Впрочем, есть подозрение, что один из фестивальных концертов, прошедших еще до официального открытия, по силе, как теперь модно говорить, "патриотически-воспитательного" воздействия на публику заведомо перевесил все прочие. Речь об ансамбле древнерусской духовной музыки "Сирин". Причем, речь самая прямая, без ерничества и подтекстов: этот легендарный коллектив уже 19 лет честно воспитывает в своих слушателях любовь к древнерусскому репертуару — духовным стихам и знаменному распеву. И делает это весьма доходчиво.
Во-первых, репертуар. В Петербурге, где ансамбль не был целую вечность, "Сирин" показал эдакую "экспортную" солянку из самых древнерусских сливок. "Плач Иосифа" в исполнении худрука Андрея Котова с созерцательно-импровизационным аккомпанементом гуслей и альта. Духовные стихи разных эпох и разного характера в исполнении отдельно мужской и женской групп. Соло опытных участниц ансамбля. Знаменитая колесная лира господина Котова — ровно такая, с какими побирались украинские и белорусские лирники. Древнерусское многоголосие (это вообще отдельная история — для непросвещенного уха более напоминает авангард XX века, нежели литургическую музыку). Наконец, пасхальные песнопения во главе с каноническим тропарем, который поется во время крестного хода. Проход с пением и пританцовыванием по залу под занавес. И все это коротко, разнообразно, с элементами театрализации, в ярких костюмах.
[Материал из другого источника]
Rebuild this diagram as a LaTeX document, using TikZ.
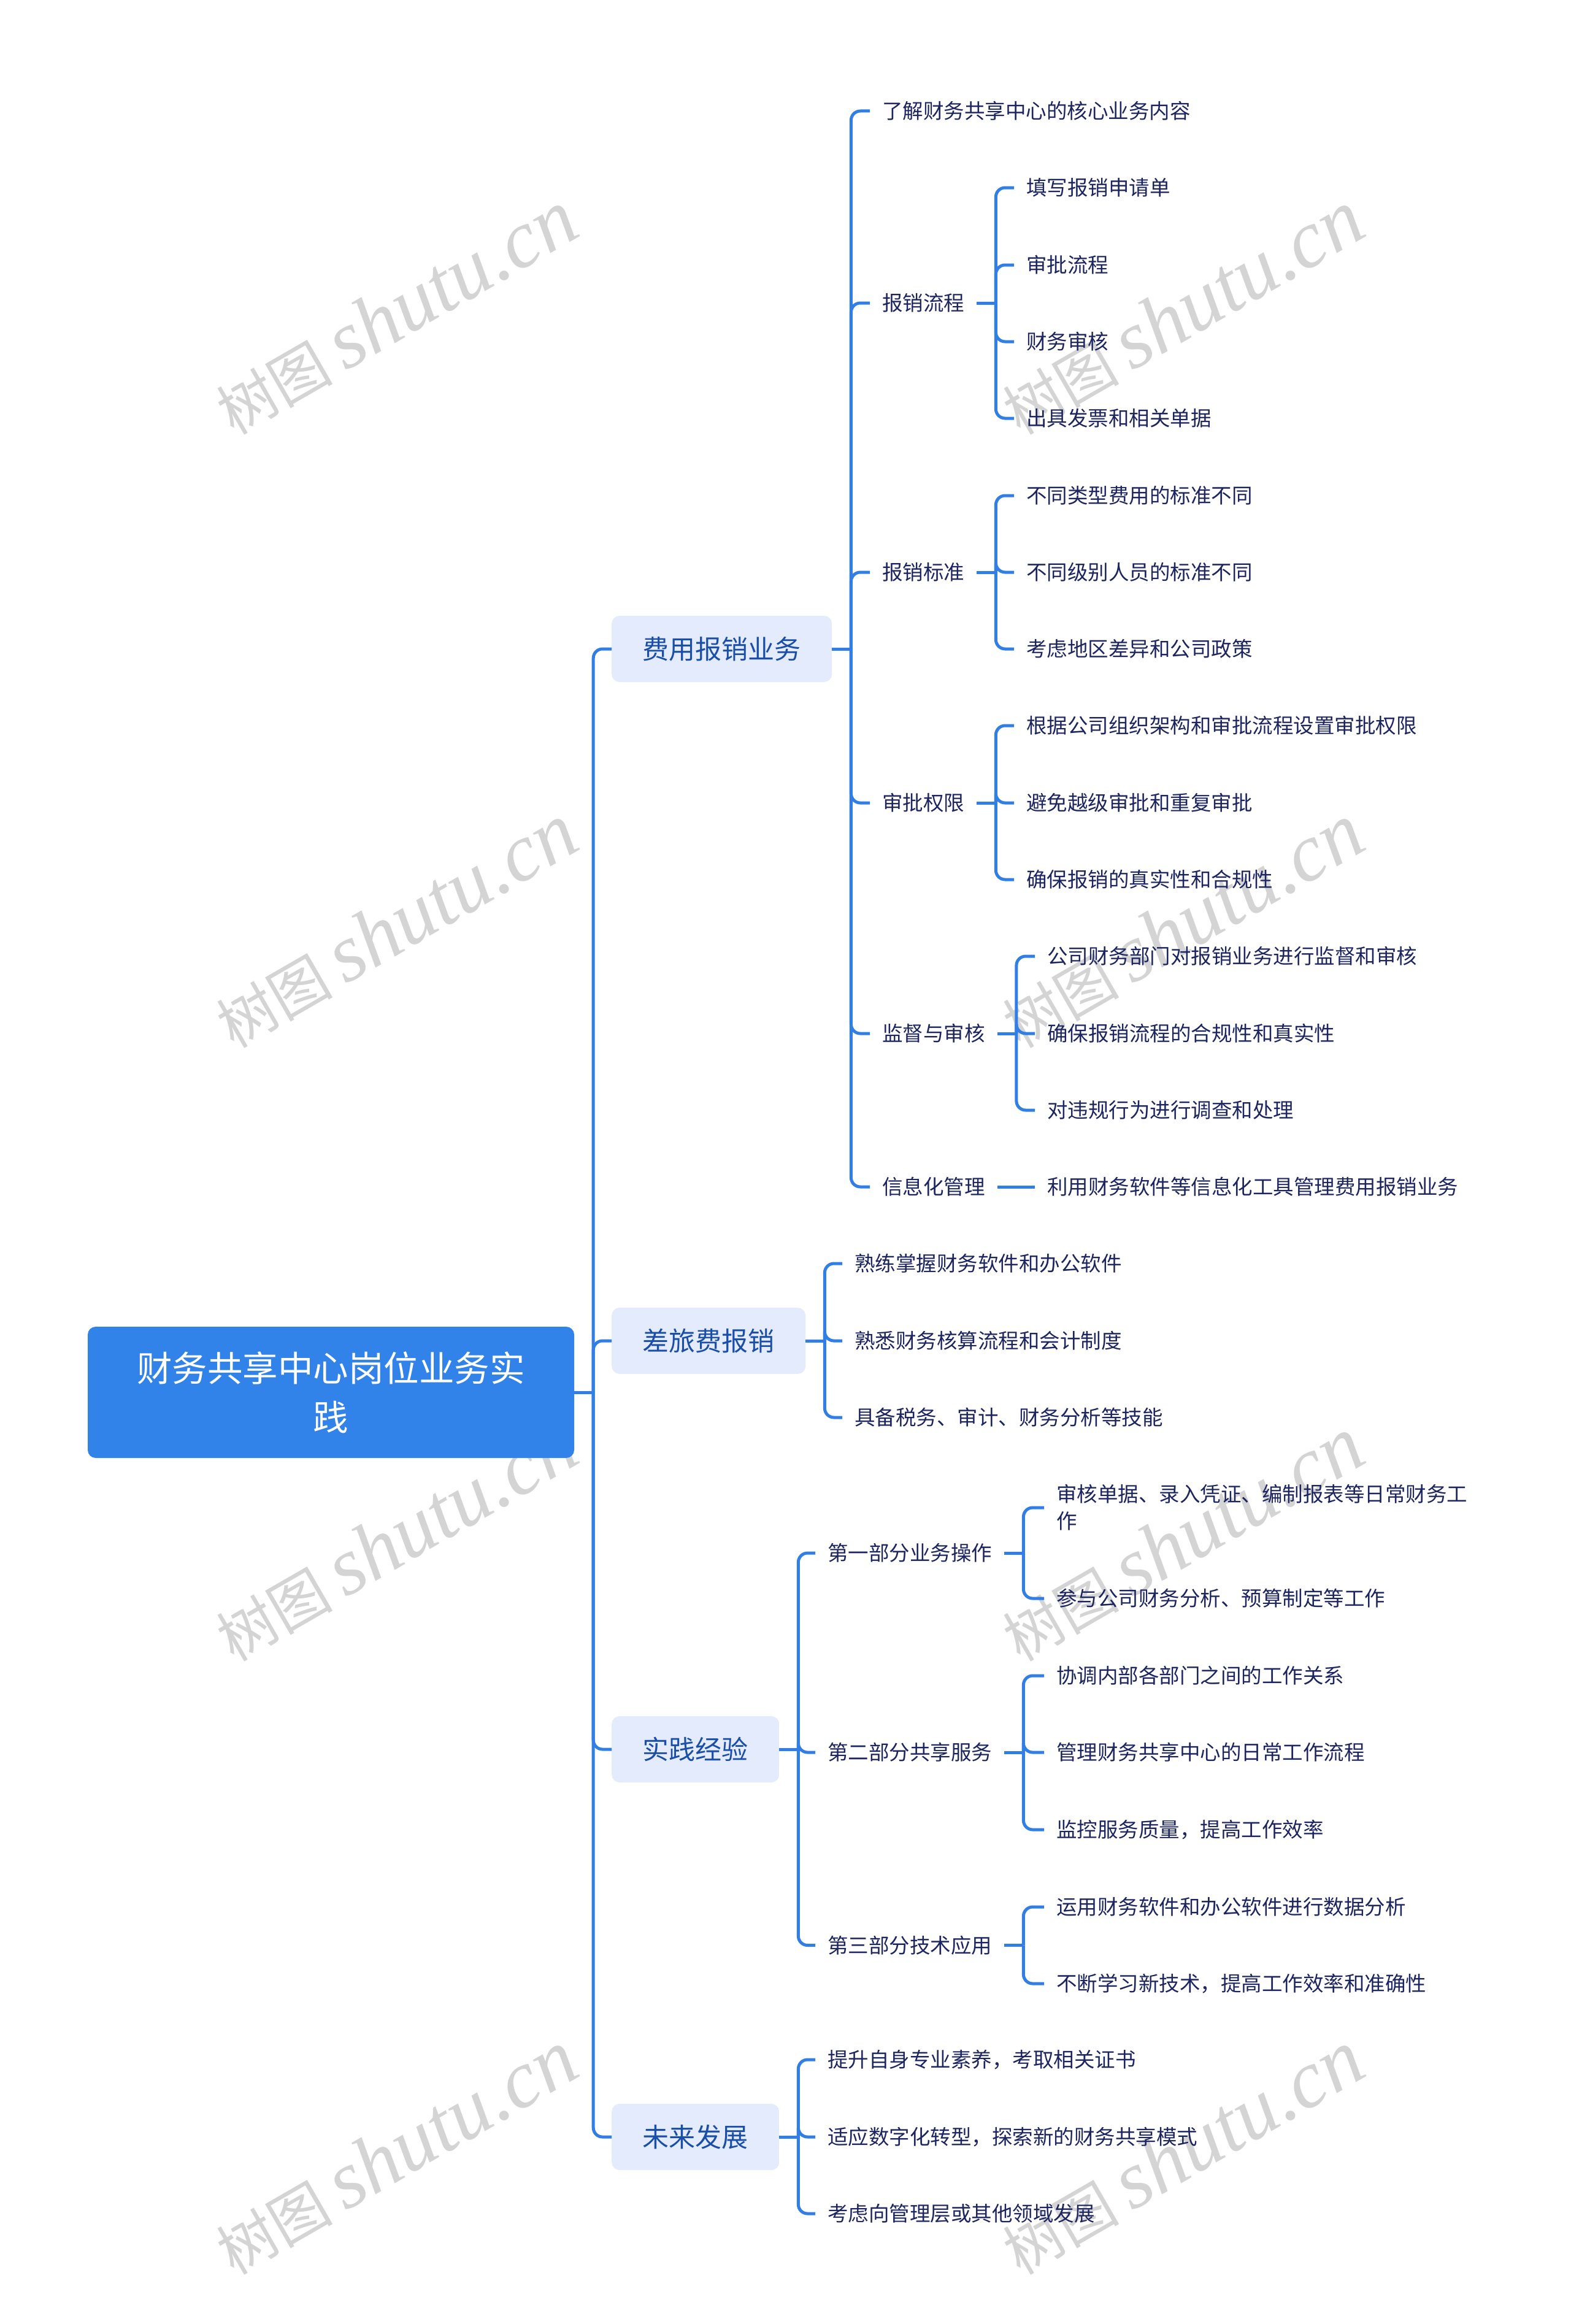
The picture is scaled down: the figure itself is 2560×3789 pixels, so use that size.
\documentclass[tikz,border=0pt]{standalone}
\usepackage{fontspec}
\setmainfont{Noto Sans CJK SC}
\newfontfamily\wmcjk{Noto Sans CJK SC}
\newfontfamily\wmlat{Liberation Serif}
\usetikzlibrary{calc}
\definecolor{linkblue}{RGB}{48,126,230}
\definecolor{rootblue}{RGB}{49,130,233}
\definecolor{topicfill}{RGB}{227,235,252}
\definecolor{topictext}{RGB}{26,78,168}
\definecolor{leaftext}{RGB}{28,37,96}
\definecolor{wmgray}{RGB}{212,212,212}
\begin{document}
\begin{tikzpicture}[x=1pt,y=-1pt,
  link/.style={draw=linkblue,line width=5pt},
  elbow/.style={link,rounded corners=15pt},
  rootbox/.style={fill=rootblue,rounded corners=13pt,text=white,
    font=\fontsize{57.5}{80}\selectfont,minimum width=793pt,minimum height=214pt,
    align=center,inner sep=0pt},
  topic/.style={fill=topicfill,rounded corners=13pt,text=topictext,
    font=\fontsize{43}{52}\selectfont,minimum height=108pt,inner xsep=50.5pt,
    inner ysep=0pt,anchor=west},
  leaf/.style={text=leaftext,font=\fontsize{33.5}{44}\selectfont,inner xsep=20pt,
    inner ysep=4pt,anchor=west,align=left},
  wm/.style={text=wmgray,rotate=30,inner sep=0pt}
]
\useasboundingbox (0,0) rectangle (2560,3789);
\fill[white] (0,0) rectangle (2560,3789);

% watermarks
\foreach \wx/\wy/\wn in {645/510/w1,645/1510/w2,645/2510/w3,645/3510/w4,
                         1927/510/w5,1927/1510/w6,1927/2510/w7,1927/3510/w8}{
  \node[wm] (\wn) at (\wx,\wy) {{\wmcjk\fontsize{95}{95}\selectfont 树图}\hspace{20pt}{\wmlat\itshape\fontsize{133}{133}\selectfont shutu.cn}};
}

% root
\node[rootbox] (root) at (539.5,2270) {财务共享中心岗位业务实\\践};

% level 1
\node[topic] (l1a) at (997,1058) {费用报销业务};
\node[topic] (l1b) at (997,2186) {差旅费报销};
\node[topic] (l1c) at (997,2852) {实践经验};
\node[topic] (l1d) at (997,3484) {未来发展};

% level 2 under 费用报销业务
\node[leaf] (a1) at (1418,181) {了解财务共享中心的核心业务内容};
\node[leaf] (a2) at (1418,494) {报销流程};
\node[leaf] (a3) at (1418,933) {报销标准};
\node[leaf] (a4) at (1418,1309) {审批权限};
\node[leaf] (a5) at (1418,1685) {监督与审核};
\node[leaf] (a6) at (1418,1935) {信息化管理};

% level 3
\node[leaf] (a21) at (1653,306) {填写报销申请单};
\node[leaf] (a22) at (1653,432) {审批流程};
\node[leaf] (a23) at (1653,557) {财务审核};
\node[leaf] (a24) at (1653,682) {出具发票和相关单据};
\node[leaf] (a31) at (1653,808) {不同类型费用的标准不同};
\node[leaf] (a32) at (1653,933) {不同级别人员的标准不同};
\node[leaf] (a33) at (1653,1058) {考虑地区差异和公司政策};
\node[leaf] (a41) at (1653,1183) {根据公司组织架构和审批流程设置审批权限};
\node[leaf] (a42) at (1653,1309) {避免越级审批和重复审批};
\node[leaf] (a43) at (1653,1434) {确保报销的真实性和合规性};
\node[leaf] (a51) at (1687,1559) {公司财务部门对报销业务进行监督和审核};
\node[leaf] (a52) at (1687,1685) {确保报销流程的合规性和真实性};
\node[leaf] (a53) at (1687,1810) {对违规行为进行调查和处理};
\node[leaf] (a61) at (1687,1935) {利用财务软件等信息化工具管理费用报销业务};

% 差旅费报销
\node[leaf] (b1) at (1373,2060) {熟练掌握财务软件和办公软件};
\node[leaf] (b2) at (1373,2186) {熟悉财务核算流程和会计制度};
\node[leaf] (b3) at (1373,2311) {具备税务、审计、财务分析等技能};

% 实践经验
\node[leaf] (c1) at (1329,2532) {第一部分业务操作};
\node[leaf] (c2) at (1329,2857) {第二部分共享服务};
\node[leaf] (c3) at (1329,3171.5) {第三部分技术应用};
\node[leaf] (c11) at (1702,2458) {审核单据、录入凭证、编制报表等日常财务工\\作};
\node[leaf] (c12) at (1702,2606) {参与公司财务分析、预算制定等工作};
\node[leaf] (c21) at (1702,2732) {协调内部各部门之间的工作关系};
\node[leaf] (c22) at (1702,2857) {管理财务共享中心的日常工作流程};
\node[leaf] (c23) at (1702,2983) {监控服务质量，提高工作效率};
\node[leaf] (c31) at (1702,3109) {运用财务软件和办公软件进行数据分析};
\node[leaf] (c32) at (1702,3234) {不断学习新技术，提高工作效率和准确性};

% 未来发展
\node[leaf] (d1) at (1329,3358) {提升自身专业素养，考取相关证书};
\node[leaf] (d2) at (1329,3484) {适应数字化转型，探索新的财务共享模式};
\node[leaf] (d3) at (1329,3609) {考虑向管理层或其他领域发展};

% connectors
\foreach \p/\kids in {root/{l1a,l1b,l1c,l1d},
                      l1a/{a1,a2,a3,a4,a5,a6},
                      a2/{a21,a22,a23,a24},
                      a3/{a31,a32,a33},
                      a4/{a41,a42,a43},
                      a5/{a51,a52,a53},
                      l1b/{b1,b2,b3},
                      l1c/{c1,c2,c3},
                      c1/{c11,c12},
                      c2/{c21,c22,c23},
                      c3/{c31,c32},
                      l1d/{d1,d2,d3}}{
  \coordinate (\p j) at ($(\p.east)+(31,0)$);
  \draw[link] (\p.east) -- (\p j);
  \foreach \k in \kids {
    \draw[elbow] (\p j) |- (\k.west);
  }
}
% single child: straight line
\draw[link] (a6.east) -- (a61.west);
\end{tikzpicture}
\end{document}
Во-вторых, голоса. Не "плоские", не "прямые" и не "гортанные", как принято описывать фольклорную манеру пения, в которой исторически и начинал работать "Сирин" в 1989 году. А чистые, ясные, отчетливо русско-народные по тембрам, но фантастически разнообразные по манере звукоизвлечения. Ансамблисты из "Сирина" существуют в мире тончайших нюансов (и тембровых, и ритмических, и всяких прочих), и на "лобовые" фольклорные штучки не размениваются даже в самых шумных и радостных песнопениях.
В-третьих, особая скромность, почти отрешенность на сцене. Певцы ведут себя так, как будто не они поют, а ими нечто поется. Ансамблисты практически неподвижны, лица у большинства серьезны, а то и мрачны. Сам Андрей Котов совершенно невозмутим даже в исповедальном опусе "Виде разбойник", трогательно близком по тексту к посконно-российской тюремной лирике. И даже приплясывают "сирины" как бы невзначай, не в лад и кто во что горазд — не для публики же, для себя.
Хотелось бы сказать, что ансамбль "Сирин" поет именно так, как надо петь древнерусскую музыку, во всяком случае, звучит он убедительнее некуда. Однако целый корпус специалистов в той же древнерусской области с исторической достоверностью "сиринов" совсем не согласен. Но вот с чем не поспоришь, так не поспоришь: "Сирин" аутентичен сам себе. Да и гордость за древнерусскую музыку, которую ансамбль внушает мгновенно и навсегда, тоже особого рода — это любовь к музыке не за то, что она "наша", а за то, что красивая очень.